What the exercise asks
Using the entries shown below, output the line containing "Reproduce this chart with D3.js.", the line containing "const y0 = m.top, y1 = H - m.bottom;", and every line between them, exactly. Pictures are omitted.

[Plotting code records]

+++

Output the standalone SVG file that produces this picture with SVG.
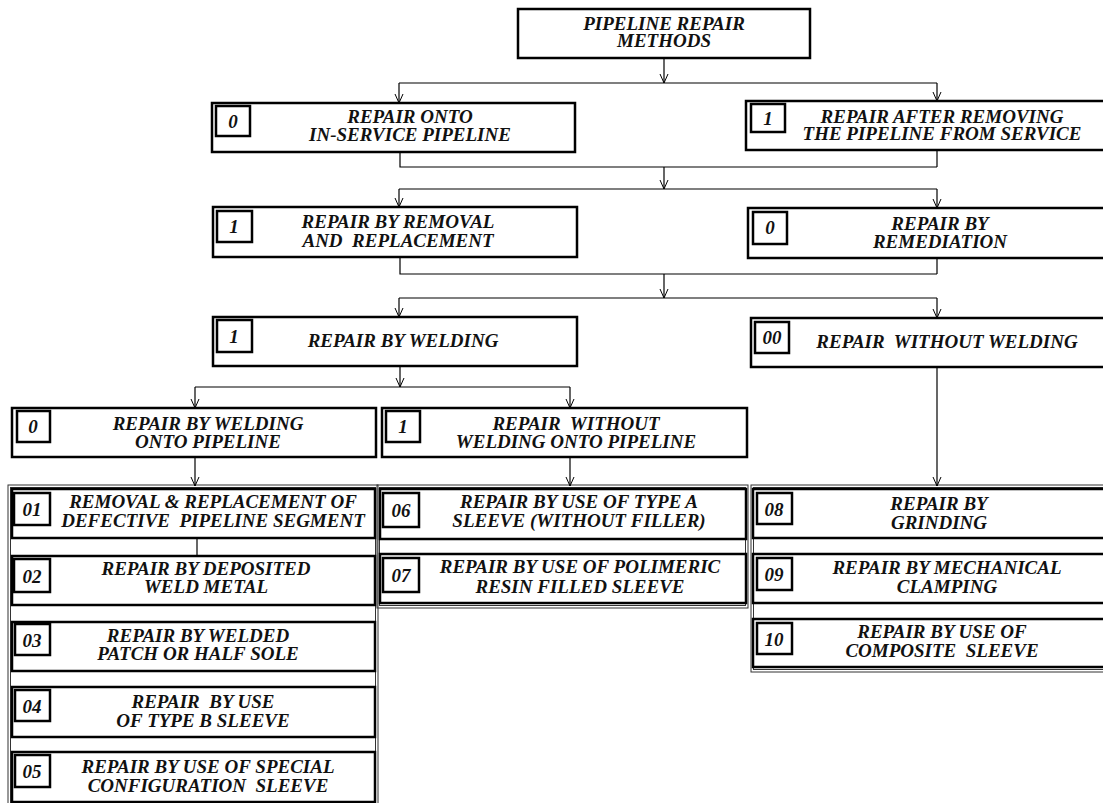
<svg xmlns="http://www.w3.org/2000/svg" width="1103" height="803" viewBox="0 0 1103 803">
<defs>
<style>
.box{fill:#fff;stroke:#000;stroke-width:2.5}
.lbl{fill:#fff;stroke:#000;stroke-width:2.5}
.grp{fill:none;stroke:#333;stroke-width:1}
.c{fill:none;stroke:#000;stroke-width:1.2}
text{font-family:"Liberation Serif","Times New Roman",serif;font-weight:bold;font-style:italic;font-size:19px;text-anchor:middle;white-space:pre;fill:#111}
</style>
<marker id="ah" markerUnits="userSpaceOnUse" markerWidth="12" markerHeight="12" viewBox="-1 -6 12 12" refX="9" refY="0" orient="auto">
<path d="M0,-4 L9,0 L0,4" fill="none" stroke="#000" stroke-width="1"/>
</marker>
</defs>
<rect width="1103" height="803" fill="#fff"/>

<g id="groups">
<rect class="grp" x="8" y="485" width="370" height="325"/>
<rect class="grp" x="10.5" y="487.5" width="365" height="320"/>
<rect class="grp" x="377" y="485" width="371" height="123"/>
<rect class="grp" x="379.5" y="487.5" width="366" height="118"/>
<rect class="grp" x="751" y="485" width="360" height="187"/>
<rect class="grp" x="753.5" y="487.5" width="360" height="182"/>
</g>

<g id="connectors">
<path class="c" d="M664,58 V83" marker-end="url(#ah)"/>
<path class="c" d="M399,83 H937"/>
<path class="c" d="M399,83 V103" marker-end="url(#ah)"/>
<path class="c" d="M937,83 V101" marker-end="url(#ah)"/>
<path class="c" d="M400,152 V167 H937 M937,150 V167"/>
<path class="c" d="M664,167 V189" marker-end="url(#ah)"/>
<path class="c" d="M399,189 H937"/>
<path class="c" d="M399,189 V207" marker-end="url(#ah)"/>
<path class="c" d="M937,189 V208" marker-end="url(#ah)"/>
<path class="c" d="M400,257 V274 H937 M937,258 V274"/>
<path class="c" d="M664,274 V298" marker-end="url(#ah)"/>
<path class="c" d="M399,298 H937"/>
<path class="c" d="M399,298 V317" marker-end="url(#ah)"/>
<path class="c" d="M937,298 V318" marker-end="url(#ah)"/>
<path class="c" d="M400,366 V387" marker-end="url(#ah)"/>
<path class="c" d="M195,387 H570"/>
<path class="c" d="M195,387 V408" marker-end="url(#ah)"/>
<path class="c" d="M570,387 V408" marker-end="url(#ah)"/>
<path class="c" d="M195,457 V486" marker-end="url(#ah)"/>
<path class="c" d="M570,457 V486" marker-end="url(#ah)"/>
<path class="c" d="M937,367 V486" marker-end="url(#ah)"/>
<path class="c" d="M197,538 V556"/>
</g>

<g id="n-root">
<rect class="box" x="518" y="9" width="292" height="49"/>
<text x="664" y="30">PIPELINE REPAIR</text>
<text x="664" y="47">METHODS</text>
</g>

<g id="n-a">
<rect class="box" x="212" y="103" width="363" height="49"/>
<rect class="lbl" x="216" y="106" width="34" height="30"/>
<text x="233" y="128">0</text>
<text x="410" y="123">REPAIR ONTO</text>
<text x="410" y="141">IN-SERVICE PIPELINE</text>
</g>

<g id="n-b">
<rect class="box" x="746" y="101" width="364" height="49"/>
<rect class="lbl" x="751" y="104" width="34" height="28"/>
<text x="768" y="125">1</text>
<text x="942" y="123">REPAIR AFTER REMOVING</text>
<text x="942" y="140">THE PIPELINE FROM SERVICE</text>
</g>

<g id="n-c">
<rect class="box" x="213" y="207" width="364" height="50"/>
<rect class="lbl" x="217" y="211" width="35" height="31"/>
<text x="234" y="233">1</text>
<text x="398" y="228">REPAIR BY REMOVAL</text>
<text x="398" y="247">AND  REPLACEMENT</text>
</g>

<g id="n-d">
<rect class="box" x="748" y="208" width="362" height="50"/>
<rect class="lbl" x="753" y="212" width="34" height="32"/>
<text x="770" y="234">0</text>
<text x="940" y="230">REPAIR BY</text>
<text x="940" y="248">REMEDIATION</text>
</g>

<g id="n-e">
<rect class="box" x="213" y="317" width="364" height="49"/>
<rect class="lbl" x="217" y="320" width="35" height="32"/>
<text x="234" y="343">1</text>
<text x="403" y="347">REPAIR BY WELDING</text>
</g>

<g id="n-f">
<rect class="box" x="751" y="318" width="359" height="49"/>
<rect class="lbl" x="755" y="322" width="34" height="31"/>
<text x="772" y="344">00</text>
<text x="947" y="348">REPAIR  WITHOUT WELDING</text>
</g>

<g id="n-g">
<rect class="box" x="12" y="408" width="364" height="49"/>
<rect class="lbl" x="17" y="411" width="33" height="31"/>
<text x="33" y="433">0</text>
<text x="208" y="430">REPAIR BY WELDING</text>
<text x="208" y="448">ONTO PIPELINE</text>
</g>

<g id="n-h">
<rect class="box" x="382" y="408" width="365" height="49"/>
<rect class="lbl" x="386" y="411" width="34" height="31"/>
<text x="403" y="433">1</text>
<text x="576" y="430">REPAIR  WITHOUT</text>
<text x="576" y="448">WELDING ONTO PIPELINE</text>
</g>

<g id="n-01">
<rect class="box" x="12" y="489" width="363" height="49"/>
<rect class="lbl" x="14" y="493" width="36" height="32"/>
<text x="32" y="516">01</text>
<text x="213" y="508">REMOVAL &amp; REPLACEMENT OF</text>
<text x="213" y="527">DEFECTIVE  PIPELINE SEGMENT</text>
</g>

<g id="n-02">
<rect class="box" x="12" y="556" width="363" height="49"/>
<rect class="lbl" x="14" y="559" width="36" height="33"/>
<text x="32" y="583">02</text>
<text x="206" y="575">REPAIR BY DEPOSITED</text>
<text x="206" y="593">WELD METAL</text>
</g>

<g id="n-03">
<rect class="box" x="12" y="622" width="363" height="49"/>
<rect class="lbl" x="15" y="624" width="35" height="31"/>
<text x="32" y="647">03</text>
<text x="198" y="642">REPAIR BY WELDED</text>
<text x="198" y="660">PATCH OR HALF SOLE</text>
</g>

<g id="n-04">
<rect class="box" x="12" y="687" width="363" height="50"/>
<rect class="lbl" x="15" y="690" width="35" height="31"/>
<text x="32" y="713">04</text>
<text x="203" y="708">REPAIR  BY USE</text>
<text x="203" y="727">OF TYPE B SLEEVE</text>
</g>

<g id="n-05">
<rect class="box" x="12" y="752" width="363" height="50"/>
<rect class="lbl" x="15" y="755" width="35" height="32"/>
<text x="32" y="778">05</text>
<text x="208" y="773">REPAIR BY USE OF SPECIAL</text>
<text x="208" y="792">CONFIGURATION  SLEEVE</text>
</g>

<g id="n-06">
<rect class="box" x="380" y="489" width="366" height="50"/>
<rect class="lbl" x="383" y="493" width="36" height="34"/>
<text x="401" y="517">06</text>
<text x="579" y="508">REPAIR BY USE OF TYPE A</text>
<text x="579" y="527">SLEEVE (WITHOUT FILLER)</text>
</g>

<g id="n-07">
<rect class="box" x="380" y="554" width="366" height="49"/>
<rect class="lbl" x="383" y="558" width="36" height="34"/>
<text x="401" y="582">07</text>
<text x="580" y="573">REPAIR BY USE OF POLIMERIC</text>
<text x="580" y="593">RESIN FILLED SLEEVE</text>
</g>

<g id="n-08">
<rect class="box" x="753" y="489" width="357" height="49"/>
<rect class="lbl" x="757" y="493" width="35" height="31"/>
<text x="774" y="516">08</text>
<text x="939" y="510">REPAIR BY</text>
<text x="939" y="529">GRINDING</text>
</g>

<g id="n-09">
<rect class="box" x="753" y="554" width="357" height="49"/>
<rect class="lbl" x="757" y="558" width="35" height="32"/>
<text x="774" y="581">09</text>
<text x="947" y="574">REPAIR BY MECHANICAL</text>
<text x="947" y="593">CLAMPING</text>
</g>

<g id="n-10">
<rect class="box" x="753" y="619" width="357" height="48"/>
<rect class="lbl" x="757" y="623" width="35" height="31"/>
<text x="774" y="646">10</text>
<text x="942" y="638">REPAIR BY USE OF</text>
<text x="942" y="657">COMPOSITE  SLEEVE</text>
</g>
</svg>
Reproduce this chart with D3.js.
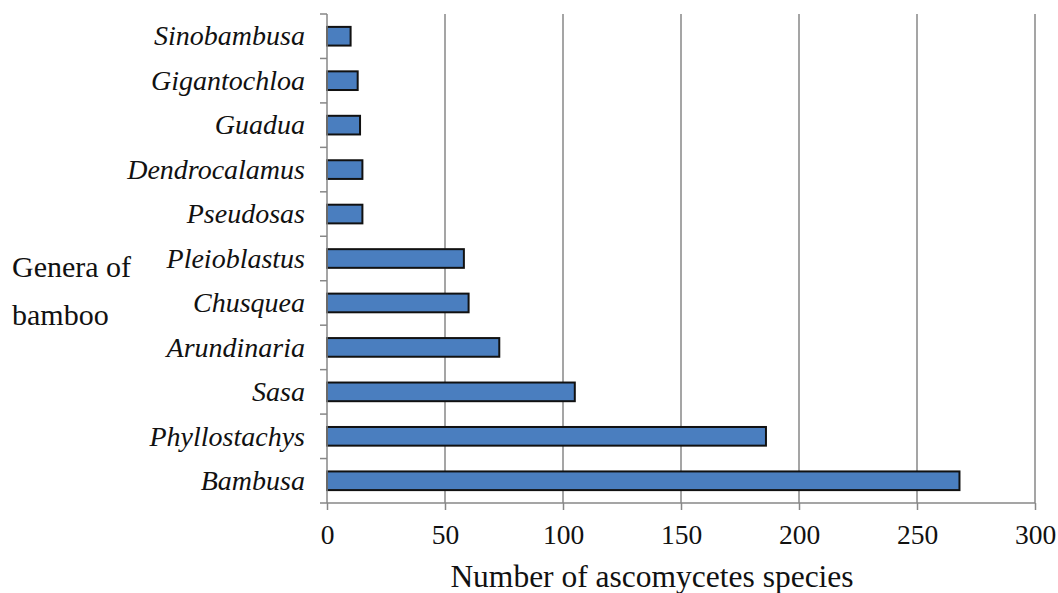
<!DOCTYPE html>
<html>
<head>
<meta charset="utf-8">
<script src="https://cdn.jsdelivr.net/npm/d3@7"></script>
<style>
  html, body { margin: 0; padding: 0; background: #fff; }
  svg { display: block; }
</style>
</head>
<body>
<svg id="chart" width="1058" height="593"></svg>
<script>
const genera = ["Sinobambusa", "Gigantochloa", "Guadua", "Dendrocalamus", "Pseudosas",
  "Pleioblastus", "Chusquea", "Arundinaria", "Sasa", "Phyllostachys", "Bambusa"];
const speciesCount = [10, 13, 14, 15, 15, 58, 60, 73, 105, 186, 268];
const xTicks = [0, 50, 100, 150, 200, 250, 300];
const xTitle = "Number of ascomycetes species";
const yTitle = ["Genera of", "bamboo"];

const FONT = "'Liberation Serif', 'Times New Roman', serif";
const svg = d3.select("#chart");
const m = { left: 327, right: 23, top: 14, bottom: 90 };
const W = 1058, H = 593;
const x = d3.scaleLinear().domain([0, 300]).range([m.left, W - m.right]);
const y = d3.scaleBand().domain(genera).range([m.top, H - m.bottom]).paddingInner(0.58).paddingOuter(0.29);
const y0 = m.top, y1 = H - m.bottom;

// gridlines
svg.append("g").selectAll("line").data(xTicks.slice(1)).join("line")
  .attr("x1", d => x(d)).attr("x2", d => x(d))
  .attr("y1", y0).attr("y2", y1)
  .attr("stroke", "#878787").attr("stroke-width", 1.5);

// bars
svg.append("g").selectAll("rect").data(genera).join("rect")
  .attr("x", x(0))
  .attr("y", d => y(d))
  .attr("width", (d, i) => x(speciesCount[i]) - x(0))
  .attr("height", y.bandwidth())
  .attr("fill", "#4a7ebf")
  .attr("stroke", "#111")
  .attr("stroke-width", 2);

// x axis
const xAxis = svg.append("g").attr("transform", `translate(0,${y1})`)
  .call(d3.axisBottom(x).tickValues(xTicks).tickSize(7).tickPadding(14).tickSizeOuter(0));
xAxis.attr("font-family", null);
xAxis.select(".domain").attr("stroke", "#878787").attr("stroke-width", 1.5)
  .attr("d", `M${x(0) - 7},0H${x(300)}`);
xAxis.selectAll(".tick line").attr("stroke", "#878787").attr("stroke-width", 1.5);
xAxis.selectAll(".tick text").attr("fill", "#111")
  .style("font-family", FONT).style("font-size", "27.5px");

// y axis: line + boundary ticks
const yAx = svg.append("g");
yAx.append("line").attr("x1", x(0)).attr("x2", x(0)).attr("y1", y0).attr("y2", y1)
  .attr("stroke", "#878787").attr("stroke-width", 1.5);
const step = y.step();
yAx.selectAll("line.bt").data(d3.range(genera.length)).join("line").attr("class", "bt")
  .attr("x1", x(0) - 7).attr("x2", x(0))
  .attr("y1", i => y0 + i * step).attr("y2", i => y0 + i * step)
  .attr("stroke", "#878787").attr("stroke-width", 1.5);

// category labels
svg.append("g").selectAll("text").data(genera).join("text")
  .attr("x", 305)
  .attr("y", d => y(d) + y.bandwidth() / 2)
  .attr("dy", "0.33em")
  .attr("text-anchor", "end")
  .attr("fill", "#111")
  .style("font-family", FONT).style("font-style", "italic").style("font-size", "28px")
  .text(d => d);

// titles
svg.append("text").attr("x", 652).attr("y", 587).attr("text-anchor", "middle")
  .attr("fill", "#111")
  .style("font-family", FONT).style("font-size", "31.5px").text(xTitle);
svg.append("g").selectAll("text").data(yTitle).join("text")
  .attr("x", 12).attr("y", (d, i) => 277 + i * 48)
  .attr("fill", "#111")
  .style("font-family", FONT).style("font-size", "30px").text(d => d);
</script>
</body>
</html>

+++

Written reply
Reproduce this chart with D3.js.
<!DOCTYPE html>
<html>
<head>
<meta charset="utf-8">
<script src="https://cdn.jsdelivr.net/npm/d3@7"></script>
<style>
  html, body { margin: 0; padding: 0; background: #fff; }
  svg { display: block; }
</style>
</head>
<body>
<svg id="chart" width="1058" height="593"></svg>
<script>
const genera = ["Sinobambusa", "Gigantochloa", "Guadua", "Dendrocalamus", "Pseudosas",
  "Pleioblastus", "Chusquea", "Arundinaria", "Sasa", "Phyllostachys", "Bambusa"];
const speciesCount = [10, 13, 14, 15, 15, 58, 60, 73, 105, 186, 268];
const xTicks = [0, 50, 100, 150, 200, 250, 300];
const xTitle = "Number of ascomycetes species";
const yTitle = ["Genera of", "bamboo"];

const FONT = "'Liberation Serif', 'Times New Roman', serif";
const svg = d3.select("#chart");
const m = { left: 327, right: 23, top: 14, bottom: 90 };
const W = 1058, H = 593;
const x = d3.scaleLinear().domain([0, 300]).range([m.left, W - m.right]);
const y = d3.scaleBand().domain(genera).range([m.top, H - m.bottom]).paddingInner(0.58).paddingOuter(0.29);
const y0 = m.top, y1 = H - m.bottom;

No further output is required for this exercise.